The paper tackled the problem of reducing reliance on real-world data and curated hard negatives in self-supervised learning for vision transformers by exploring synthetic data and synthetic hard negatives, finding that the Syn2Co framework shows promise but has limitations in enhancing representation robustness and transferability.
This paper does not introduce a new method per se. Instead, we build on existing self-supervised learning approaches for vision, drawing inspiration from the adage "fake it till you make it". While contrastive self-supervised learning has achieved remarkable success, it typically relies on vast amounts of real-world data and carefully curated hard negatives.

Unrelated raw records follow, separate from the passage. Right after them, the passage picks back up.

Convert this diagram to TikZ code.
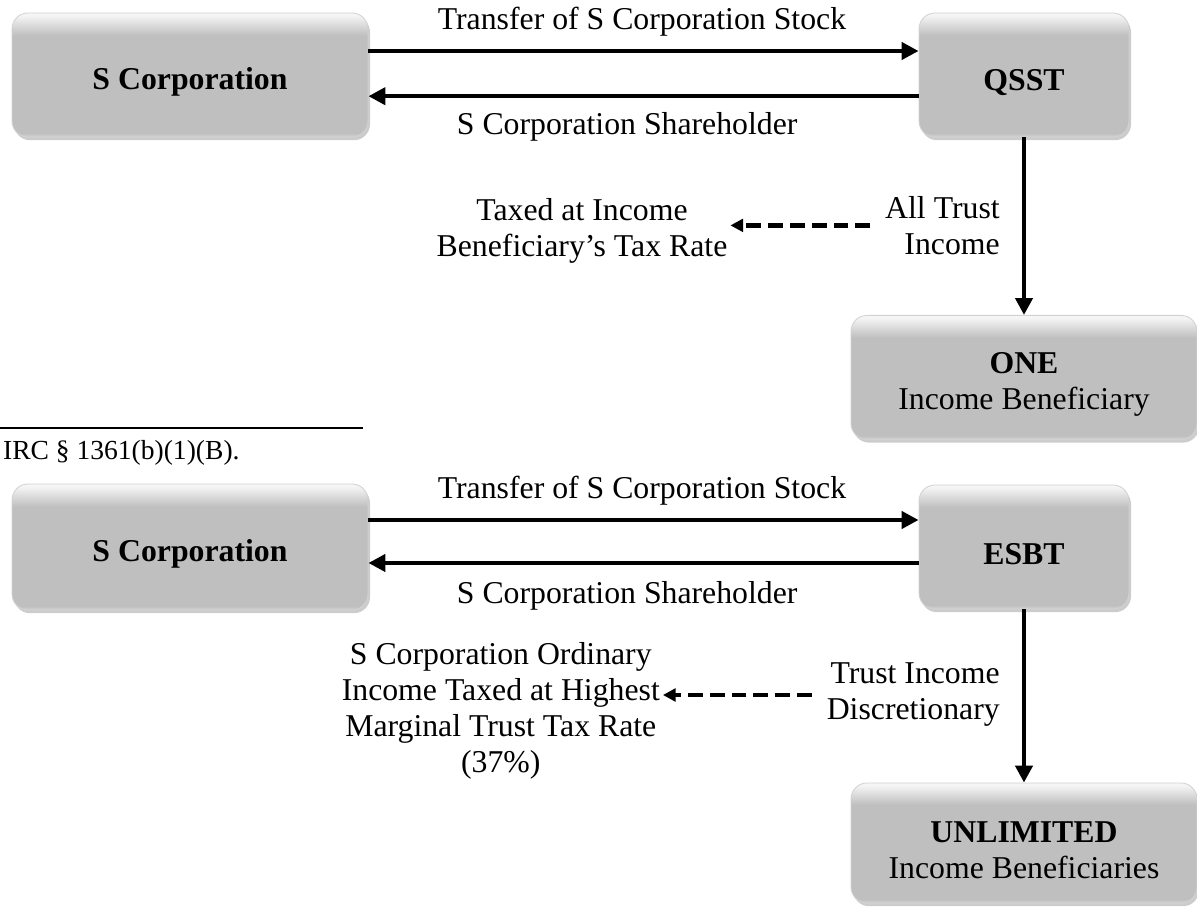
\documentclass[tikz,border=0pt]{standalone}
\usepackage{fontspec}
\setmainfont{Liberation Serif}
\usetikzlibrary{arrows.meta,shadows}

\definecolor{bevtop}{gray}{0.96}
\definecolor{bevmid}{gray}{0.75}
\definecolor{bevbot}{gray}{0.83}
\pgfdeclareverticalshading{bevel}{100bp}{color(0bp)=(bevbot); color(25bp)=(bevbot); color(26.5bp)=(bevmid); color(66bp)=(bevmid); color(74bp)=(bevtop); color(100bp)=(bevtop)}
\newcommand{\boxlift}{\rule{0pt}{0.88cm}}

\begin{document}
\begin{tikzpicture}[
  every node/.style={font=\fontsize{22.6pt}{25.6pt}\selectfont},
  entity/.style={rounded corners=0.4cm, shade, shading=bevel, draw=gray!35, line width=0.6pt, align=center,
    drop shadow={shadow xshift=0.05cm, shadow yshift=-0.08cm, opacity=0.4}},
  flow/.style={line width=3pt, -{Triangle[length=12pt,width=12pt]}},
  taxflow/.style={line width=3pt, dash pattern=on 10.5pt off 5pt, -{Triangle[length=9pt,width=9pt]}},
  note/.style={inner sep=2pt, align=center}
]
  \useasboundingbox (0,0) rectangle (29.925,22.675);

  % QSST
  \node[entity, minimum width=8.9cm, minimum height=3.1cm] (scorpA) at (4.75,20.8) {\boxlift\textbf{S Corporation}};
  \node[entity, minimum width=5.25cm, minimum height=3.1cm] (qsst) at (25.6,20.8) {\boxlift\textbf{QSST}};
  \node[entity, minimum width=8.65cm, minimum height=3.1cm] (oneben) at (25.6,13.24) {\boxlift\textbf{ONE}\\Income Beneficiary};

  \node[note] (xferA) at (16.05,22.12) {Transfer of S Corporation Stock};
  \node[note] (holderA) at (15.68,19.5) {S Corporation Shareholder};
  \node[note, align=right, anchor=east] (alltrust) at (25.07,17.04) {All Trust\\Income};
  \node[note] (taxedA) at (14.55,16.9) {Taxed at Income\\Beneficiary’s Tax Rate};

  \draw[flow] ([yshift=0.6cm]scorpA.east) -- ([yshift=0.6cm]qsst.west);
  \draw[flow] ([yshift=-0.53cm]qsst.west) -- ([yshift=-0.53cm]scorpA.east);
  \draw[flow] (qsst.south) -- (oneben.north);
  \draw[taxflow, shorten <=0.3cm] (alltrust.west) -- (alltrust.west -| taxedA.east);

  % footnote
  \draw[line width=2pt] (0,11.975) -- (9.075,11.975);
  \node[anchor=west, inner sep=2pt, font=\fontsize{19.6pt}{22pt}\selectfont] (irc) at (0,11.35) {IRC § 1361(b)(1)(B).};

  % ESBT
  \node[entity, minimum width=8.9cm, minimum height=3.15cm] (scorpB) at (4.75,9.0) {\boxlift\textbf{S Corporation}};
  \node[entity, minimum width=5.25cm, minimum height=3.1cm] (esbt) at (25.6,9.0) {\boxlift\textbf{ESBT}};
  \node[entity, minimum width=8.65cm, minimum height=3.0cm] (unlim) at (25.6,1.6) {\boxlift\textbf{UNLIMITED}\\Income Beneficiaries};

  \node[note] (xferB) at (16.05,10.42) {Transfer of S Corporation Stock};
  \node[note] (holderB) at (15.68,7.77) {S Corporation Shareholder};
  \node[note, align=right, anchor=east] (trustinc) at (25.07,5.3) {Trust Income\\Discretionary};
  \node[note] (ordinary) at (12.52,4.9) {S Corporation Ordinary\\Income Taxed at Highest\\Marginal Trust Tax Rate\\(37\%)};

  \draw[flow] ([yshift=0.675cm]scorpB.east) -- ([yshift=0.675cm]esbt.west);
  \draw[flow] ([yshift=-0.4cm]esbt.west) -- ([yshift=-0.4cm]scorpB.east);
  \draw[flow] (esbt.south) -- (unlim.north);
  \draw[taxflow, shorten <=0.3cm] (trustinc.west) -- (trustinc.west -| ordinary.east);
\end{tikzpicture}
\end{document}
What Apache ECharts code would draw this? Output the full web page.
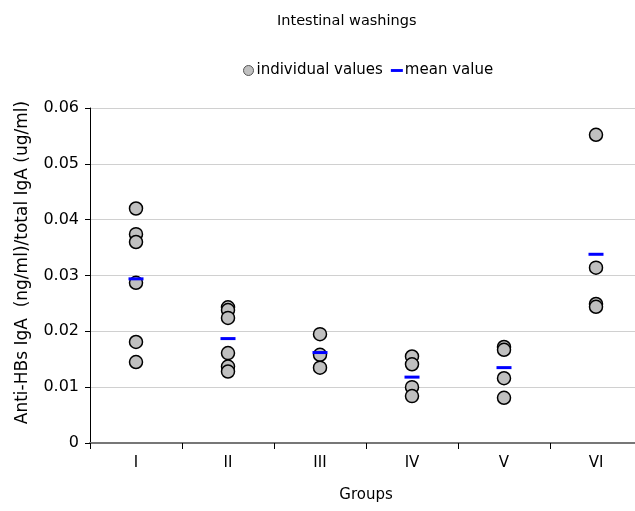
<!DOCTYPE html>
<html>
<head>
<meta charset="utf-8">
<script src="https://cdn.jsdelivr.net/npm/echarts@6/dist/echarts.min.js"></script>
<style>
  html, body { margin: 0; padding: 0; background: #fff; }
  #chart { width: 635px; height: 511px; }
</style>
</head>
<body>
<div id="chart"></div>
<script>
var groups = ['I', 'II', 'III', 'IV', 'V', 'VI'];

// individual values per group
var groupI = [0.042, 0.0374, 0.036, 0.0287, 0.0181, 0.0145];
var groupII = [0.0243, 0.0238, 0.0224, 0.0161, 0.0137, 0.0128];
var groupIII = [0.0195, 0.0158, 0.0135];
var groupIV = [0.0155, 0.0141, 0.0100, 0.0084];
var groupV = [0.0172, 0.0167, 0.0116, 0.0081];
var groupVI = [0.0552, 0.0314, 0.0249, 0.0244];

var meanValues = [0.0294, 0.0187, 0.0162, 0.0118, 0.0135, 0.0338];

var individual = [];
[groupI, groupII, groupIII, groupIV, groupV, groupVI].forEach(function (vals, i) {
    vals.forEach(function (v) { individual.push([i, v]); });
});
var means = meanValues.map(function (v, i) { return [i, v]; });

var font = 'DejaVu Sans, Verdana, sans-serif';
var chart = echarts.init(document.getElementById('chart'));

chart.setOption({
    animation: false,
    title: {
        text: 'Intestinal washings',
        left: 272,
        top: 9,
        textStyle: { fontFamily: font, fontSize: 14.5, fontWeight: 'normal', color: '#000' }
    },
    legend: {
        top: 58,
        left: 238,
        itemGap: 8,
        itemWidth: 12,
        itemHeight: 10,
        textStyle: { fontFamily: font, fontSize: 15, color: '#000', padding: [0, 0, 0, -3] },
        data: [
            { name: 'individual values', icon: 'circle', itemStyle: { color: '#c0c0c0', borderColor: '#555', borderWidth: 1 } },
            { name: 'mean value', icon: 'path://M0,0h10v2.4h-10z' }
        ]
    },
    grid: { left: 90, top: 108, width: 552, height: 335, outerBoundsMode: 'none' },
    xAxis: {
        type: 'category',
        data: groups,
        name: 'Groups',
        nameLocation: 'middle',
        nameGap: 45,
        nameTextStyle: { fontFamily: font, fontSize: 15, color: '#000' },
        axisLine: { lineStyle: { color: '#777', width: 2 } },
        axisTick: { show: true, length: 6, lineStyle: { color: '#000' } },
        axisLabel: { fontFamily: font, fontSize: 15, color: '#000', margin: 13 },
        splitLine: { show: false }
    },
    yAxis: {
        type: 'value',
        min: 0,
        max: 0.06,
        interval: 0.01,
        name: 'Anti-HBs IgA  (ng/ml)/total IgA (ug/ml)',
        nameLocation: 'middle',
        nameGap: 59,
        nameTextStyle: { fontFamily: font, fontSize: 17, color: '#000', padding: [0, 0, 0, 26] },
        axisLine: { show: true, lineStyle: { color: '#000', width: 1 } },
        axisTick: { show: true, length: 5, lineStyle: { color: '#000' } },
        axisLabel: { fontFamily: font, fontSize: 16, color: '#000', margin: 11 },
        splitLine: { lineStyle: { color: '#d0d0d0', width: 1 } }
    },
    series: [
        {
            name: 'individual values',
            type: 'scatter',
            data: individual,
            symbol: 'circle',
            symbolSize: 13,
            itemStyle: { color: '#c0c0c0', borderColor: '#000', borderWidth: 1.5, opacity: 1 }
        },
        {
            name: 'mean value',
            type: 'scatter',
            data: means,
            symbol: 'rect',
            symbolSize: [15, 3],
            itemStyle: { color: '#0000ff', opacity: 1 }
        }
    ]
});
</script>
</body>
</html>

To explore alternatives to these requirements, we investigate two forms of "faking it" in vision transformers. First, we study the potential of generative models for unsupervised representation learning, leveraging synthetic data to augment sample diversity. Second, we examine the feasibility of generating synthetic hard negatives in the representation space, creating diverse and challenging contrasts. Our framework - dubbed Syn2Co - combines both approaches and evaluates whether synthetically enhanced training can lead to more robust and transferable visual representations on DeiT-S and Swin-T architectures. Our findings highlight the promise and limitations of synthetic data in self-supervised learning, offering insights for future work in this direction.